String which specifies the location measure to use. The default value is 'median'.

Example: 'median'

Data Types: character

scale — scale measure to use. 'mad' (default) or 'Qn' or 'Sn' or 'std' or moddmadp'.

String which specifies the dispersion measure to use 'mad' is the default. Traditional (corrected) mad is $Me(|x_i-Me(X)|)/norminv(3/4)$;

'Qn' first quartile of interpoint distances $|x_i-x_j|$ corrected by the consistency factor. See function Qn.m;

'Sn' robust Gini's average difference index corrected by the consistency factor. See function Sn.m;

'std' Unbiased standard deviations. See function std.m;

'modmadp'. Modified mad where the last letter(s) p of string modmap is (are) a number converted to string necessary to compute the modified MAD.
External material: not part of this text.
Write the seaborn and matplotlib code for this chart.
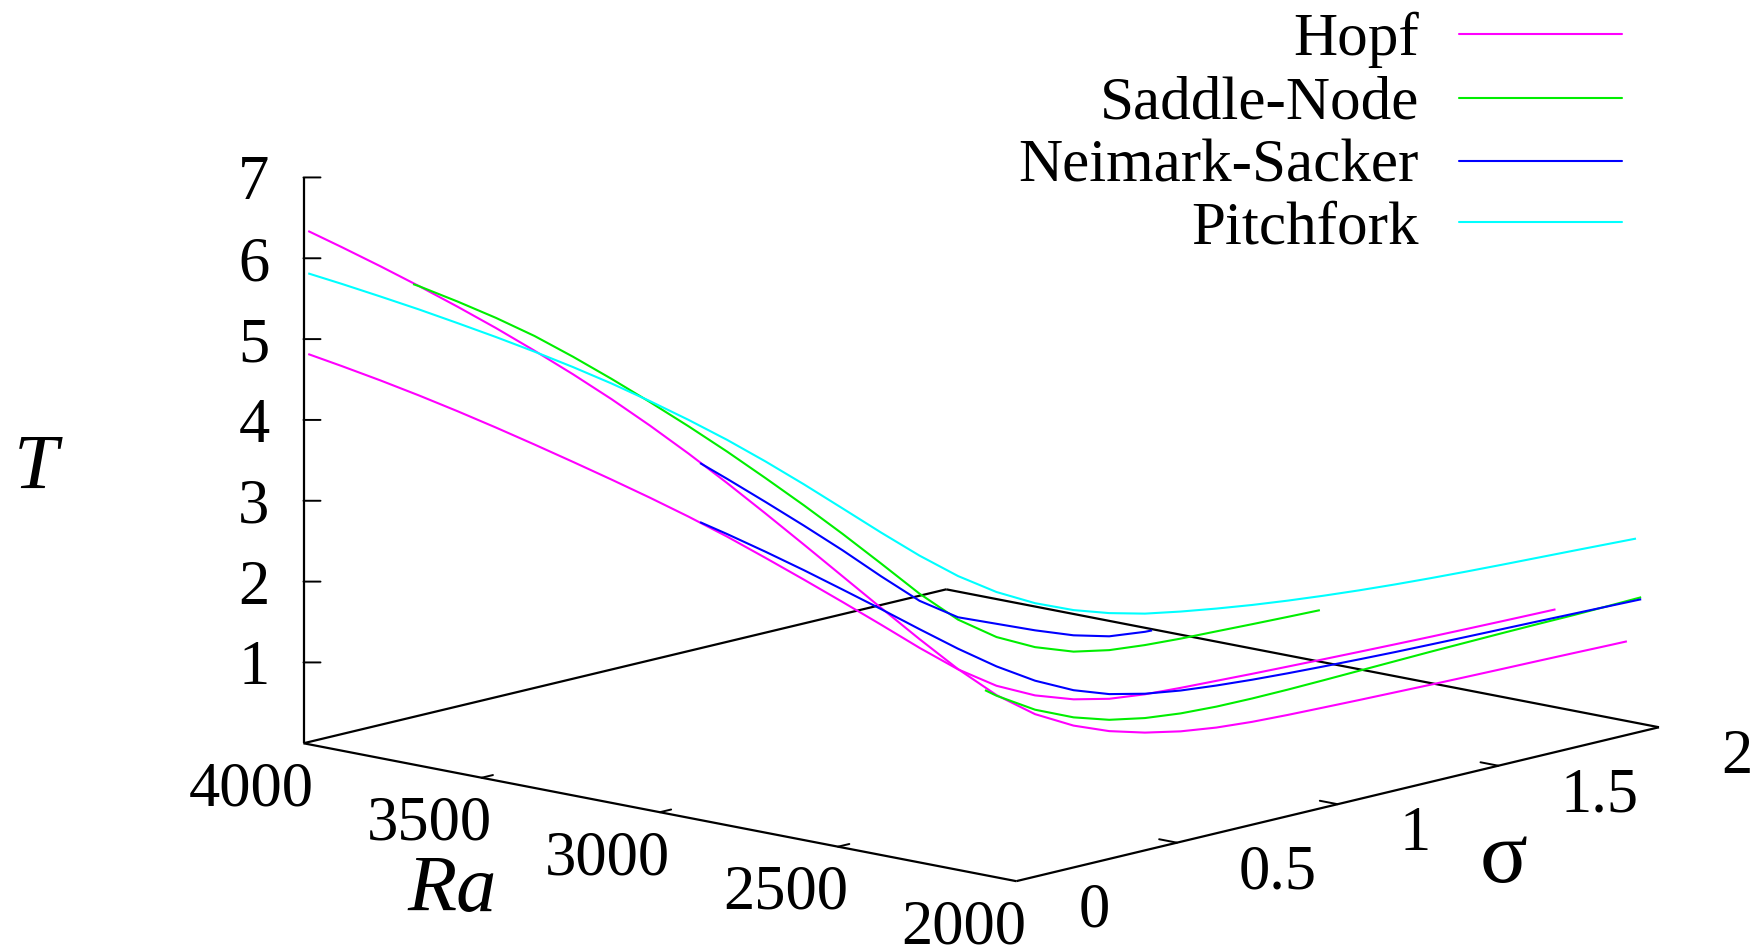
import numpy as np
import matplotlib
matplotlib.use("Agg")
import matplotlib.pyplot as plt
from matplotlib.lines import Line2D
from mpl_toolkits.mplot3d import proj3d
import seaborn as sns

sns.set_theme(style="white")
plt.rcParams["font.family"] = ["Liberation Serif", "DejaVu Serif"]
plt.rcParams["text.color"] = "black"

# ---------------------------------------------------------------------------
# Bifurcation curves in (sigma, Ra, T) space
# ---------------------------------------------------------------------------
hopf1_sigma = [0.0025, 0.02, 0.04, 0.06, 0.08, 0.10, 0.12, 0.14, 0.16, 0.18, 0.20,
               0.22, 0.24, 0.26, 0.28, 0.30, 0.32, 0.34, 0.36, 0.38, 0.40,
               0.5, 0.6, 0.7, 0.8, 0.9, 1.0, 1.1, 1.2, 1.3, 1.4, 1.5, 1.6, 1.7,
               1.8, 1.9, 1.95]
hopf1_ra = [3989, 3910, 3820, 3730, 3640, 3550, 3460, 3370, 3280, 3190, 3100,
            3010, 2920, 2830, 2740, 2650, 2560, 2470, 2380, 2290, 2200,
            2190, 2180, 2170, 2160, 2150, 2140, 2130, 2120, 2110, 2100, 2090,
            2080, 2070, 2060, 2050, 2045]
hopf1_T = [6.344, 6.194, 6.016, 5.829, 5.632, 5.425, 5.203, 4.969, 4.719, 4.449,
           4.161, 3.855, 3.535, 3.207, 2.874, 2.541, 2.212, 1.899, 1.635, 1.457,
           1.373, 1.218, 1.113, 1.042, 1.002, 0.986, 0.985, 0.990, 0.996, 1.004,
           1.012, 1.022, 1.033, 1.045, 1.056, 1.066, 1.072]

hopf2_sigma = [0.0025, 0.02, 0.04, 0.06, 0.08, 0.10, 0.12, 0.14, 0.16, 0.18, 0.20,
               0.22, 0.24, 0.26, 0.28, 0.30, 0.32, 0.34, 0.36, 0.38, 0.40,
               0.5, 0.6, 0.7, 0.8, 0.9, 1.0, 1.1, 1.2, 1.3, 1.4, 1.5, 1.6, 1.7,
               1.75]
hopf2_ra = [3989, 3910, 3820, 3730, 3640, 3550, 3460, 3370, 3280, 3190, 3100,
            3010, 2920, 2830, 2740, 2650, 2560, 2470, 2380, 2290, 2200,
            2190, 2180, 2170, 2160, 2150, 2140, 2130, 2120, 2110, 2100, 2090,
            2080, 2070, 2065]
hopf2_T = [4.822, 4.723, 4.604, 4.476, 4.339, 4.194, 4.042, 3.885, 3.724, 3.557,
           3.381, 3.192, 2.986, 2.774, 2.556, 2.333, 2.104, 1.896, 1.750, 1.689,
           1.698, 1.618, 1.587, 1.580, 1.580, 1.580, 1.583, 1.587, 1.592, 1.598,
           1.605, 1.614, 1.624, 1.635, 1.641]

sn1_sigma = [0.057, 0.06, 0.08, 0.10, 0.12, 0.14, 0.16, 0.18, 0.20,
             0.22, 0.24, 0.26, 0.28, 0.30, 0.32, 0.34, 0.36, 0.38, 0.40,
             0.5, 0.6, 0.7, 0.8, 0.9, 1.0, 1.09]
sn1_ra = [3744, 3730, 3640, 3550, 3460, 3370, 3280, 3190, 3100,
          3010, 2920, 2830, 2740, 2650, 2560, 2470, 2380, 2290, 2200,
          2190, 2180, 2170, 2160, 2150, 2140, 2131]
sn1_T = [5.845, 5.828, 5.696, 5.551, 5.385, 5.186, 4.970, 4.740, 4.499,
         4.244, 3.973, 3.693, 3.399, 3.090, 2.774, 2.511, 2.353, 2.286, 2.288,
         2.220, 2.196, 2.189, 2.192, 2.194, 2.198, 2.203]

sn2_sigma = [0.354, 0.36, 0.38, 0.40, 0.5, 0.6, 0.7, 0.8, 0.9, 1.0, 1.1, 1.2,
             1.3, 1.4, 1.5, 1.6, 1.7, 1.8, 1.9, 1.99]
sn2_ra = [2407, 2380, 2290, 2200, 2190, 2180, 2170, 2160, 2150, 2140, 2130,
          2120, 2110, 2100, 2090, 2080, 2070, 2060, 2050, 2041]
sn2_T = [1.679, 1.627, 1.512, 1.475, 1.358, 1.293, 1.264, 1.261, 1.275, 1.298,
         1.327, 1.358, 1.389, 1.420, 1.448, 1.476, 1.502, 1.526, 1.555, 1.583]

ns1_sigma = [0.206, 0.22, 0.24, 0.26, 0.28, 0.30, 0.32, 0.34, 0.36, 0.38, 0.40,
             0.5, 0.6, 0.62]
ns1_ra = [3073, 3010, 2920, 2830, 2740, 2650, 2560, 2470, 2380, 2290, 2200,
          2190, 2180, 2178]
ns1_T = [4.061, 3.907, 3.678, 3.442, 3.196, 2.932, 2.686, 2.540, 2.517, 2.494,
         2.490, 2.391, 2.360, 2.360]

ns2_sigma = [0.206, 0.22, 0.24, 0.26, 0.28, 0.30, 0.32, 0.34, 0.36, 0.38, 0.40,
             0.5, 0.6, 0.7, 0.8, 0.9, 1.0, 1.1, 1.2, 1.3, 1.4, 1.5, 1.6, 1.7,
             1.8, 1.9, 1.99]
ns2_ra = [3073, 3010, 2920, 2830, 2740, 2650, 2560, 2470, 2380, 2290, 2200,
          2190, 2180, 2170, 2160, 2150, 2140, 2130, 2120, 2110, 2100, 2090,
          2080, 2070, 2060, 2050, 2041]
ns2_T = [3.330, 3.224, 3.062, 2.891, 2.710, 2.526, 2.335, 2.151, 1.990, 1.871,
         1.811, 1.676, 1.594, 1.547, 1.522, 1.507, 1.500, 1.498, 1.499, 1.502,
         1.509, 1.517, 1.526, 1.535, 1.543, 1.551, 1.558]

pf_sigma = [0.0025, 0.02, 0.04, 0.06, 0.08, 0.10, 0.12, 0.14, 0.16, 0.18, 0.20,
            0.22, 0.24, 0.26, 0.28, 0.30, 0.32, 0.34, 0.36, 0.38, 0.40,
            0.5, 0.6, 0.7, 0.8, 0.9, 1.0, 1.1, 1.2, 1.3, 1.4, 1.5, 1.6, 1.7,
            1.8, 1.9, 1.975]
pf_ra = [3989, 3910, 3820, 3730, 3640, 3550, 3460, 3370, 3280, 3190, 3100,
         3010, 2920, 2830, 2740, 2650, 2560, 2470, 2380, 2290, 2200,
         2190, 2180, 2170, 2160, 2150, 2140, 2130, 2120, 2110, 2100, 2090,
         2080, 2070, 2060, 2050, 2042]
pf_T = [5.820, 5.740, 5.642, 5.540, 5.429, 5.314, 5.191, 5.058, 4.913, 4.752,
        4.578, 4.389, 4.179, 3.953, 3.714, 3.473, 3.245, 3.050, 2.910, 2.830,
        2.802, 2.678, 2.585, 2.524, 2.474, 2.432, 2.399, 2.373, 2.353, 2.339,
        2.330, 2.325, 2.323, 2.323, 2.323, 2.322, 2.322]

legend_labels = ["Hopf", "Saddle-Node", "Neimark-Sacker", "Pitchfork"]
legend_colors = ["#ff00ff", "#00ee00", "#0000ff", "#00ffff"]

ra_ticks = [4000, 3500, 3000, 2500, 2000]
ra_ticklabels = ["4000", "3500", "3000", "2500", "2000"]
sigma_ticks = [0, 0.5, 1, 1.5, 2]
sigma_ticklabels = ["0", "0.5", "1", "1.5", "2"]
T_ticks = [1, 2, 3, 4, 5, 6, 7]
T_ticklabels = ["1", "2", "3", "4", "5", "6", "7"]

# ---------------------------------------------------------------------------
W, H = 1760, 948
fig = plt.figure(figsize=(W / 100, H / 100), dpi=100)
fig.patch.set_facecolor("white")
ax = fig.add_axes([0, 0, 1, 1], projection="3d", proj_type="ortho",
                  computed_zorder=False)
ax.set_xlim(0, 2)
ax.set_ylim(2000, 4000)
ax.set_zlim(0, 7)
ax.set_box_aspect((961.8, 958.7, 579.6))
ax.view_init(elev=12.43, azim=-138.05)
ax.set_axis_off()

# base frame and vertical axis
frame = dict(color="black", lw=1.6, zorder=1, solid_capstyle="butt")
ax.plot([0, 0], [4000, 2000], [0, 0], **frame)
ax.plot([0, 2], [2000, 2000], [0, 0], **frame)
ax.plot([2, 2], [2000, 4000], [0, 0], **frame)
ax.plot([2, 0], [4000, 4000], [0, 0], **frame)
ax.plot([0, 0], [4000, 4000], [0, 7], **frame)

# tick marks
tick_kw = dict(color="black", lw=1.4, zorder=1)
for r in ra_ticks[1:-1]:
    ax.plot([0, 0.035], [r, r], [0, 0], **tick_kw)
for s in sigma_ticks[1:-1]:
    ax.plot([s, s], [2000, 2050], [0, 0], **tick_kw)
for t in T_ticks:
    ax.plot([0, 0.0236], [4000, 3973.6], [t, t], **tick_kw)

# tick labels
tfs = 45
for r, lab in zip(ra_ticks, ra_ticklabels):
    ax.text(-0.162, r, -0.34, lab, ha="center", va="center_baseline",
            fontsize=tfs, color="black")
for s, lab in zip(sigma_ticks, sigma_ticklabels):
    ax.text(s, 1826, -0.145, lab, ha="left", va="center_baseline",
            fontsize=tfs, color="black")
for t, lab in zip(T_ticks, T_ticklabels):
    ax.text(-0.047, 4053, t, lab, ha="right", va="center_baseline",
            fontsize=tfs, color="black")

# curves, drawn in key order so later families sit on top
lw = 1.5
curves = [
    (hopf1_sigma, hopf1_ra, hopf1_T, legend_colors[0]),
    (hopf2_sigma, hopf2_ra, hopf2_T, legend_colors[0]),
    (sn1_sigma, sn1_ra, sn1_T, legend_colors[1]),
    (sn2_sigma, sn2_ra, sn2_T, legend_colors[1]),
    (ns1_sigma, ns1_ra, ns1_T, legend_colors[2]),
    (ns2_sigma, ns2_ra, ns2_T, legend_colors[2]),
    (pf_sigma, pf_ra, pf_T, legend_colors[3]),
]
for k, (s, r, t, c) in enumerate(curves):
    ax.plot(s, r, t, color=c, lw=lw, zorder=2 + k * 0.01,
            solid_joinstyle="round", solid_capstyle="butt")

# ---------------------------------------------------------------------------
# place the 3D box: scale and shift the square axes so the base corners land
# at the intended pixel positions
fig.canvas.draw()


def project(x, y, z):
    xs, ys, _ = proj3d.proj_transform(np.array([x], float), np.array([y], float),
                                      np.array([z], float), ax.get_proj())
    return ax.transData.transform(np.column_stack([xs, ys]))[0]


bb = ax.get_position().transformed(fig.transFigure)
S0 = bb.width
c0 = np.array([bb.x0 + bb.width / 2, bb.y0 + bb.height / 2])
f0 = (project(0, 4000, 0) - c0) / S0
f1 = (project(2, 2000, 0) - c0) / S0
t0 = np.array([303.5, H - 743.0])
t1 = np.array([1659.0, H - 727.5])
S = np.linalg.norm(t1 - t0) / np.linalg.norm(f1 - f0)
c = 0.5 * ((t0 - S * f0) + (t1 - S * f1))
ax.set_position([(c[0] - S / 2) / W, (c[1] - S / 2) / H, S / W, S / H])

# axis titles
fig.text(36 / W, 1 - 488 / H, "T", style="italic", fontsize=57,
         ha="center", va="baseline")
fig.text(452 / W, 1 - 911 / H, "Ra", style="italic", fontsize=58,
         ha="center", va="baseline")
fig.text(1504 / W, 1 - 882 / H, "\u03c3", fontsize=64,
         ha="center", va="baseline")

# key
row_y = [33.7, 97.6, 160.5, 222.2]
for lab, col, yy in zip(legend_labels, legend_colors, row_y):
    yf = 1 - yy / H
    fig.text(1419 / W, yf, lab, ha="right", va="center_baseline", fontsize=44)
    fig.add_artist(Line2D([1459 / W, 1622 / W], [yf, yf], color=col, lw=lw,
                          transform=fig.transFigure))

fig.savefig("out.png", dpi=100, facecolor="white")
Modified MAD = (order statistic $ceil((n+p-1)/2)$ of $|x_i-Me(X)|$ + order statistic $floor((n+p-1)/2+1)$ of $|x_i-Me(X)|)$ / $(2 \sigma)$ where $\sigma= norminv(0.5*((n+p-1)/(2*n)+1))$.

Note that $p$ is different from $v$ (columns of X if X is a matrix) and must be supplied by the user.

For example if p=5 then the user can supply the string 'modmad5' as follows. p=5; modmadp=['modmap' num2str(p)];

Data Types: character

dim — Dimension to operate along. Positive integer scalar.

Dimension to operate along, specified as a positive integer scalar. If no value is specified, then the default is the first array dimension whose size does not equal 1.

Example: 2

Data Types: ingle | double | int8 | int16 | int32 | int64 |uint8 | uint16 | uint32 | uint64

Output Arguments

Z —centered, scaled version of X. Array with the same dimension as input X

Array with the same size as X using location and scale are specified in input parameters 'loc' and 'scale'. For vector input X, Z is the vector of z-scores (X-location(X)) ./ scale(X).

mu —location estimate. Scalar, vector or matrix depending on the size of input matrix X

Estimates of location specified in loc input string.

sigma —scale estimate. Scalar, vector or matrix depending on the size of input matrix X

Estimates of scale specified in scale input string.